= What you should do =
Write out the data below in full, unchanged, minus the images.

◆ ◆ ◆ ◆ ◆

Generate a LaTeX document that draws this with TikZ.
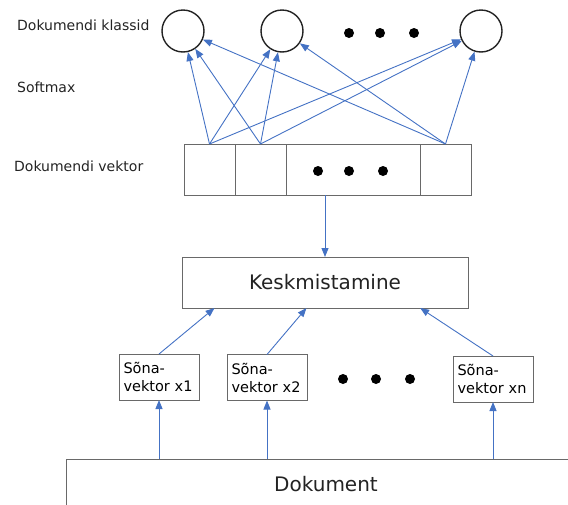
\documentclass[tikz,border=0pt]{standalone}
\usepackage{fontspec}
\setmainfont{DejaVu Sans}
\usetikzlibrary{positioning,arrows.meta}
\definecolor{myblue}{RGB}{68,114,196}
\definecolor{mygray}{RGB}{105,105,105}
\definecolor{mydark}{RGB}{35,35,35}
\newcommand{\widthcell}{51pt}
\newcommand{\widthmid}{134pt}
\newcommand{\heightcell}{51pt}
\tikzset{
    common/.style={draw=mygray, line width=0.9pt, rectangle, inner sep=0pt, outer sep=0pt},
    cell/.style={common, minimum width=\widthcell, minimum height=\heightcell},
    midcell/.style={cell, minimum width=\widthmid},
    klass/.style={draw=mydark, line width=1.4pt, circle, minimum size=42pt, inner sep=0pt},
    sona/.style={common, minimum width=80pt, minimum height=46pt, text width=71pt, align=left, inner xsep=4.5pt, font=\fontsize{14.5}{18}\selectfont},
    layer/.style={anchor=west, inner sep=0pt, text=mydark, font=\fontsize{14}{16}\selectfont},
    big/.style={text=mydark, font=\fontsize{20}{24}\selectfont},
    conn/.style={-{Triangle[length=9pt,width=7pt]}, myblue, line width=0.9pt}
}
\begin{document}
\begin{tikzpicture}[x=1pt, y=-1pt]
    \path[use as bounding box, clip] (0,0) rectangle (568,504);

    % classes
    \node[klass] (k1) at (183,31) {};
    \node[klass] (k2) at (282,31) {};
    \node[klass] (k3) at (481,31) {};
    \foreach \x in {349,380,414} \fill (\x,33) circle[radius=5pt];

    \node[layer] (lklass) at (17,25) {Dokumendi klassid};
    \node[layer] (lsoft) at (17,87) {Softmax};
    \node[layer] (lvek) at (14,166) {Dokumendi vektor};

    % document vector
    \node[cell, anchor=north west] (v1) at (184,144) {};
    \node[cell, right=0pt of v1] (v2) {};
    \node[midcell, right=0pt of v2] (v3) {};
    \node[cell, right=0pt of v3] (v4) {};
    \foreach \x in {318,349,383} \fill (\x,171) circle[radius=5pt];

    \foreach \s in {v1,v2,v4}
        \foreach \t in {k1,k2,k3}
            \draw[conn] (\s.north) -- (\t);

    % averaging
    \node[common, big, minimum width=286pt, minimum height=51pt] (kesk) at (325,282.5) {Keskmistamine};
    \draw[conn] (kesk.north |- v3.south) -- (kesk.north);

    % word vectors
    \node[sona] (s1) at (159,377) {Sõna-\\vektor x1};
    \node[sona] (s2) at (267,377.5) {Sõna-\\vektor x2};
    \node[sona] (s3) at (493,379) {Sõna-\\vektor xn};
    \foreach \x in {343,376,410} \fill (\x,379) circle[radius=5pt];

    \draw[conn] (s1.north) -- (kesk.193.7);
    \draw[conn] (s2.north) -- (kesk.234.8);
    \draw[conn] (s3.north) -- (kesk.345.3);

    % document
    \node[common, big, anchor=north west, minimum width=520pt, minimum height=50pt] (dok) at (66,459) {Dokument};
    \foreach \s in {s1,s2,s3}
        \draw[conn] (\s.south |- dok.north) -- (\s.south);
\end{tikzpicture}
\end{document}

◆ ◆ ◆ ◆ ◆

= Output for this task =
Generate a LaTeX document that draws this with TikZ.
\documentclass[tikz,border=0pt]{standalone}
\usepackage{fontspec}
\setmainfont{DejaVu Sans}
\usetikzlibrary{positioning,arrows.meta}
\definecolor{myblue}{RGB}{68,114,196}
\definecolor{mygray}{RGB}{105,105,105}
\definecolor{mydark}{RGB}{35,35,35}
\newcommand{\widthcell}{51pt}
\newcommand{\widthmid}{134pt}
\newcommand{\heightcell}{51pt}
\tikzset{
    common/.style={draw=mygray, line width=0.9pt, rectangle, inner sep=0pt, outer sep=0pt},
    cell/.style={common, minimum width=\widthcell, minimum height=\heightcell},
    midcell/.style={cell, minimum width=\widthmid},
    klass/.style={draw=mydark, line width=1.4pt, circle, minimum size=42pt, inner sep=0pt},
    sona/.style={common, minimum width=80pt, minimum height=46pt, text width=71pt, align=left, inner xsep=4.5pt, font=\fontsize{14.5}{18}\selectfont},
    layer/.style={anchor=west, inner sep=0pt, text=mydark, font=\fontsize{14}{16}\selectfont},
    big/.style={text=mydark, font=\fontsize{20}{24}\selectfont},
    conn/.style={-{Triangle[length=9pt,width=7pt]}, myblue, line width=0.9pt}
}
\begin{document}
\begin{tikzpicture}[x=1pt, y=-1pt]
    \path[use as bounding box, clip] (0,0) rectangle (568,504);

    % classes
    \node[klass] (k1) at (183,31) {};
    \node[klass] (k2) at (282,31) {};
    \node[klass] (k3) at (481,31) {};
    \foreach \x in {349,380,414} \fill (\x,33) circle[radius=5pt];

    \node[layer] (lklass) at (17,25) {Dokumendi klassid};
    \node[layer] (lsoft) at (17,87) {Softmax};
    \node[layer] (lvek) at (14,166) {Dokumendi vektor};

    % document vector
    \node[cell, anchor=north west] (v1) at (184,144) {};
    \node[cell, right=0pt of v1] (v2) {};
    \node[midcell, right=0pt of v2] (v3) {};
    \node[cell, right=0pt of v3] (v4) {};
    \foreach \x in {318,349,383} \fill (\x,171) circle[radius=5pt];

    \foreach \s in {v1,v2,v4}
        \foreach \t in {k1,k2,k3}
            \draw[conn] (\s.north) -- (\t);

    % averaging
    \node[common, big, minimum width=286pt, minimum height=51pt] (kesk) at (325,282.5) {Keskmistamine};
    \draw[conn] (kesk.north |- v3.south) -- (kesk.north);

    % word vectors
    \node[sona] (s1) at (159,377) {Sõna-\\vektor x1};
    \node[sona] (s2) at (267,377.5) {Sõna-\\vektor x2};
    \node[sona] (s3) at (493,379) {Sõna-\\vektor xn};
    \foreach \x in {343,376,410} \fill (\x,379) circle[radius=5pt];

    \draw[conn] (s1.north) -- (kesk.193.7);
    \draw[conn] (s2.north) -- (kesk.234.8);
    \draw[conn] (s3.north) -- (kesk.345.3);

    % document
    \node[common, big, anchor=north west, minimum width=520pt, minimum height=50pt] (dok) at (66,459) {Dokument};
    \foreach \s in {s1,s2,s3}
        \draw[conn] (\s.south |- dok.north) -- (\s.south);
\end{tikzpicture}
\end{document}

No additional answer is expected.